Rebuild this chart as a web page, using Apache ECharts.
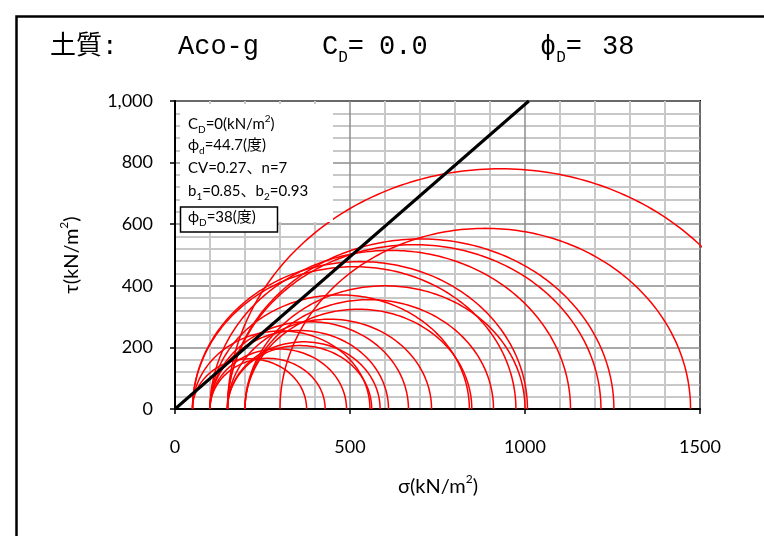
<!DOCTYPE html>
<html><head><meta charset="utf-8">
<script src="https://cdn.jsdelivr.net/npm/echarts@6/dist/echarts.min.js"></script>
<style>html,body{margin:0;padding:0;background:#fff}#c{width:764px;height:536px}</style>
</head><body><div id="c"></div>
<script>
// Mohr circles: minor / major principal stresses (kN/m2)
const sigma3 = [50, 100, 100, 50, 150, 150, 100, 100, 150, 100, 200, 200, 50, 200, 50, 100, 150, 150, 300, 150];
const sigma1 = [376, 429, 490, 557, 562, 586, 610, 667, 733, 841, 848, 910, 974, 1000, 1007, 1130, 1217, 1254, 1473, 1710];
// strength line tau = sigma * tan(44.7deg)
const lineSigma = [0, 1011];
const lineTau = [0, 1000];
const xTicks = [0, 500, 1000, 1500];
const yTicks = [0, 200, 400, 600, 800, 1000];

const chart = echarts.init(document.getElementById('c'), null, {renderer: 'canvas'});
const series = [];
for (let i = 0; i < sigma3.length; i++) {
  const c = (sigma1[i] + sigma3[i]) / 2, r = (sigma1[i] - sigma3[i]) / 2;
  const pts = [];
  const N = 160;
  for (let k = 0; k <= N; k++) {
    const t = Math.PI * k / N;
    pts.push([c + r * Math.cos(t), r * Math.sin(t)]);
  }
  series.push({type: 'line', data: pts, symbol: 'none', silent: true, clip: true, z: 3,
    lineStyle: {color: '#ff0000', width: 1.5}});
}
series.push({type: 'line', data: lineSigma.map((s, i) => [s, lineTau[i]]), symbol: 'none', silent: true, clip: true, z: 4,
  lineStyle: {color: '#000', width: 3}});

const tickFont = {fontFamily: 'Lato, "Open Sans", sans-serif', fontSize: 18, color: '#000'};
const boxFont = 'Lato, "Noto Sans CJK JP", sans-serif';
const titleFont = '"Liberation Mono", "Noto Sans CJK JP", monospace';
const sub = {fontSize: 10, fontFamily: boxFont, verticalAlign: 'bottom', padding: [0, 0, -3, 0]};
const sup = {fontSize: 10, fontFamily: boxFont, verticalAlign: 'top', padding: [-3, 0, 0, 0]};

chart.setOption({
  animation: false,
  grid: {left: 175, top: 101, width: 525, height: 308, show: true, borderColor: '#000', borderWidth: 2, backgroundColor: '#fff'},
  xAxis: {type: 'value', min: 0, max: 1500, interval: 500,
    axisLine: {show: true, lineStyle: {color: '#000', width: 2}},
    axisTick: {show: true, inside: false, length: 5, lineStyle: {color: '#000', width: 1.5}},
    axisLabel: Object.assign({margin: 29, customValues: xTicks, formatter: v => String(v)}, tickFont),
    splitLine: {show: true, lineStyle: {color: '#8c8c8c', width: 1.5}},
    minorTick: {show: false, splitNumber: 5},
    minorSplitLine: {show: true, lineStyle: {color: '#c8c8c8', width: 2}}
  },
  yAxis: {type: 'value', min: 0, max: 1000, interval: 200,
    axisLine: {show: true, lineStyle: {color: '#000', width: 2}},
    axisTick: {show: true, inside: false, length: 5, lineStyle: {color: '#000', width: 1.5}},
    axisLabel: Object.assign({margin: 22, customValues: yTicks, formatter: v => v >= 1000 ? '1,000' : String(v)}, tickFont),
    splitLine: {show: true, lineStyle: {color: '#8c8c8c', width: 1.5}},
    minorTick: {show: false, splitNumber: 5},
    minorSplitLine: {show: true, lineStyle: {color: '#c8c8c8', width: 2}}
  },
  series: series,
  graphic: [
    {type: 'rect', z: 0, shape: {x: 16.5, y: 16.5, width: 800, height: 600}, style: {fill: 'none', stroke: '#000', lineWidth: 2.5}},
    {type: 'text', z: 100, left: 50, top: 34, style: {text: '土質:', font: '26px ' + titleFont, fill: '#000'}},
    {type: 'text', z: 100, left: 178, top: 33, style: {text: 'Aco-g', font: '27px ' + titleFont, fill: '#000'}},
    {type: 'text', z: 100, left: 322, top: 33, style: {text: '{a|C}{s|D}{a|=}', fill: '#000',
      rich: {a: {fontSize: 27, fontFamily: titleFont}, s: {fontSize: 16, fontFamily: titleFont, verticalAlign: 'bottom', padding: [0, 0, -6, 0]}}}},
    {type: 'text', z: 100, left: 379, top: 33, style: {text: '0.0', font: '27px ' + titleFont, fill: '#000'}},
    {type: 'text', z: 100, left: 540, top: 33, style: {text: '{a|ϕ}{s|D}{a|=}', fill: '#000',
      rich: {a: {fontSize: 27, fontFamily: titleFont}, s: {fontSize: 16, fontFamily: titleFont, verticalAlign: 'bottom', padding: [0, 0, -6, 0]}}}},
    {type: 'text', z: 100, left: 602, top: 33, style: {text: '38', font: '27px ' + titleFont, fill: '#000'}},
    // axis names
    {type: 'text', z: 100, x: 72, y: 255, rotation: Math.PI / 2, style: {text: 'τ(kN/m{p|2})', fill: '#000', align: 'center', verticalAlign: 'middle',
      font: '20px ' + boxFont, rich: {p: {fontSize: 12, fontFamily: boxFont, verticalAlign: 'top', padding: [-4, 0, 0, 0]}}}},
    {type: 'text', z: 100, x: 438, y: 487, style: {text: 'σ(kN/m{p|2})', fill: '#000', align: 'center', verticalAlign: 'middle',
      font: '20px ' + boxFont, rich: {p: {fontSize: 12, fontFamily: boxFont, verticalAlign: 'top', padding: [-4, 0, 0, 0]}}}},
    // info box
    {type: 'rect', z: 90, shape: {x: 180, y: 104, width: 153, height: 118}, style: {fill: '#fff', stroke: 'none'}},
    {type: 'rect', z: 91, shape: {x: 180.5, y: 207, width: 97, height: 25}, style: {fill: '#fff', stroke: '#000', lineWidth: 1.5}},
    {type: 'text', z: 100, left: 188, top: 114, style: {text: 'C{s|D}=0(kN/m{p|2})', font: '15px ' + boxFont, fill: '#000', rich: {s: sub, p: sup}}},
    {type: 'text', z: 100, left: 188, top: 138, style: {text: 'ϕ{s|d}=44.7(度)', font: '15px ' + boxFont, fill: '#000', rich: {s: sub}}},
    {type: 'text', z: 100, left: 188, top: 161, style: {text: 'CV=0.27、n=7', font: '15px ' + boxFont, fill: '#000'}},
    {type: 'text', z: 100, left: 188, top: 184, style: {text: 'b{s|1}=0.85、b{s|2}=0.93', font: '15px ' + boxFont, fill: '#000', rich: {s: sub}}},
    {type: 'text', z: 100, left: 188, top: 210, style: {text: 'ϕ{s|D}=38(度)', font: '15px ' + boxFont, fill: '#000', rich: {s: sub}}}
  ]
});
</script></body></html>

§ SHORT EXERCISE
Omit the pictures and reproduce the listing exactly.

§ FULL SOLUTION
Rebuild this chart as a web page, using Apache ECharts.
<!DOCTYPE html>
<html><head><meta charset="utf-8">
<script src="https://cdn.jsdelivr.net/npm/echarts@6/dist/echarts.min.js"></script>
<style>html,body{margin:0;padding:0;background:#fff}#c{width:764px;height:536px}</style>
</head><body><div id="c"></div>
<script>
// Mohr circles: minor / major principal stresses (kN/m2)
const sigma3 = [50, 100, 100, 50, 150, 150, 100, 100, 150, 100, 200, 200, 50, 200, 50, 100, 150, 150, 300, 150];
const sigma1 = [376, 429, 490, 557, 562, 586, 610, 667, 733, 841, 848, 910, 974, 1000, 1007, 1130, 1217, 1254, 1473, 1710];
// strength line tau = sigma * tan(44.7deg)
const lineSigma = [0, 1011];
const lineTau = [0, 1000];
const xTicks = [0, 500, 1000, 1500];
const yTicks = [0, 200, 400, 600, 800, 1000];

const chart = echarts.init(document.getElementById('c'), null, {renderer: 'canvas'});
const series = [];
for (let i = 0; i < sigma3.length; i++) {
  const c = (sigma1[i] + sigma3[i]) / 2, r = (sigma1[i] - sigma3[i]) / 2;
  const pts = [];
  const N = 160;
  for (let k = 0; k <= N; k++) {
    const t = Math.PI * k / N;
    pts.push([c + r * Math.cos(t), r * Math.sin(t)]);
  }
  series.push({type: 'line', data: pts, symbol: 'none', silent: true, clip: true, z: 3,
    lineStyle: {color: '#ff0000', width: 1.5}});
}
series.push({type: 'line', data: lineSigma.map((s, i) => [s, lineTau[i]]), symbol: 'none', silent: true, clip: true, z: 4,
  lineStyle: {color: '#000', width: 3}});

const tickFont = {fontFamily: 'Lato, "Open Sans", sans-serif', fontSize: 18, color: '#000'};
const boxFont = 'Lato, "Noto Sans CJK JP", sans-serif';
const titleFont = '"Liberation Mono", "Noto Sans CJK JP", monospace';
const sub = {fontSize: 10, fontFamily: boxFont, verticalAlign: 'bottom', padding: [0, 0, -3, 0]};
const sup = {fontSize: 10, fontFamily: boxFont, verticalAlign: 'top', padding: [-3, 0, 0, 0]};

chart.setOption({
  animation: false,
  grid: {left: 175, top: 101, width: 525, height: 308, show: true, borderColor: '#000', borderWidth: 2, backgroundColor: '#fff'},
  xAxis: {type: 'value', min: 0, max: 1500, interval: 500,
    axisLine: {show: true, lineStyle: {color: '#000', width: 2}},
    axisTick: {show: true, inside: false, length: 5, lineStyle: {color: '#000', width: 1.5}},
    axisLabel: Object.assign({margin: 29, customValues: xTicks, formatter: v => String(v)}, tickFont),
    splitLine: {show: true, lineStyle: {color: '#8c8c8c', width: 1.5}},
    minorTick: {show: false, splitNumber: 5},
    minorSplitLine: {show: true, lineStyle: {color: '#c8c8c8', width: 2}}
  },
  yAxis: {type: 'value', min: 0, max: 1000, interval: 200,
    axisLine: {show: true, lineStyle: {color: '#000', width: 2}},
    axisTick: {show: true, inside: false, length: 5, lineStyle: {color: '#000', width: 1.5}},
    axisLabel: Object.assign({margin: 22, customValues: yTicks, formatter: v => v >= 1000 ? '1,000' : String(v)}, tickFont),
    splitLine: {show: true, lineStyle: {color: '#8c8c8c', width: 1.5}},
    minorTick: {show: false, splitNumber: 5},
    minorSplitLine: {show: true, lineStyle: {color: '#c8c8c8', width: 2}}
  },
  series: series,
  graphic: [
    {type: 'rect', z: 0, shape: {x: 16.5, y: 16.5, width: 800, height: 600}, style: {fill: 'none', stroke: '#000', lineWidth: 2.5}},
    {type: 'text', z: 100, left: 50, top: 34, style: {text: '土質:', font: '26px ' + titleFont, fill: '#000'}},
    {type: 'text', z: 100, left: 178, top: 33, style: {text: 'Aco-g', font: '27px ' + titleFont, fill: '#000'}},
    {type: 'text', z: 100, left: 322, top: 33, style: {text: '{a|C}{s|D}{a|=}', fill: '#000',
      rich: {a: {fontSize: 27, fontFamily: titleFont}, s: {fontSize: 16, fontFamily: titleFont, verticalAlign: 'bottom', padding: [0, 0, -6, 0]}}}},
    {type: 'text', z: 100, left: 379, top: 33, style: {text: '0.0', font: '27px ' + titleFont, fill: '#000'}},
    {type: 'text', z: 100, left: 540, top: 33, style: {text: '{a|ϕ}{s|D}{a|=}', fill: '#000',
      rich: {a: {fontSize: 27, fontFamily: titleFont}, s: {fontSize: 16, fontFamily: titleFont, verticalAlign: 'bottom', padding: [0, 0, -6, 0]}}}},
    {type: 'text', z: 100, left: 602, top: 33, style: {text: '38', font: '27px ' + titleFont, fill: '#000'}},
    // axis names
    {type: 'text', z: 100, x: 72, y: 255, rotation: Math.PI / 2, style: {text: 'τ(kN/m{p|2})', fill: '#000', align: 'center', verticalAlign: 'middle',
      font: '20px ' + boxFont, rich: {p: {fontSize: 12, fontFamily: boxFont, verticalAlign: 'top', padding: [-4, 0, 0, 0]}}}},
    {type: 'text', z: 100, x: 438, y: 487, style: {text: 'σ(kN/m{p|2})', fill: '#000', align: 'center', verticalAlign: 'middle',
      font: '20px ' + boxFont, rich: {p: {fontSize: 12, fontFamily: boxFont, verticalAlign: 'top', padding: [-4, 0, 0, 0]}}}},
    // info box
    {type: 'rect', z: 90, shape: {x: 180, y: 104, width: 153, height: 118}, style: {fill: '#fff', stroke: 'none'}},
    {type: 'rect', z: 91, shape: {x: 180.5, y: 207, width: 97, height: 25}, style: {fill: '#fff', stroke: '#000', lineWidth: 1.5}},
    {type: 'text', z: 100, left: 188, top: 114, style: {text: 'C{s|D}=0(kN/m{p|2})', font: '15px ' + boxFont, fill: '#000', rich: {s: sub, p: sup}}},
    {type: 'text', z: 100, left: 188, top: 138, style: {text: 'ϕ{s|d}=44.7(度)', font: '15px ' + boxFont, fill: '#000', rich: {s: sub}}},
    {type: 'text', z: 100, left: 188, top: 161, style: {text: 'CV=0.27、n=7', font: '15px ' + boxFont, fill: '#000'}},
    {type: 'text', z: 100, left: 188, top: 184, style: {text: 'b{s|1}=0.85、b{s|2}=0.93', font: '15px ' + boxFont, fill: '#000', rich: {s: sub}}},
    {type: 'text', z: 100, left: 188, top: 210, style: {text: 'ϕ{s|D}=38(度)', font: '15px ' + boxFont, fill: '#000', rich: {s: sub}}}
  ]
});
</script></body></html>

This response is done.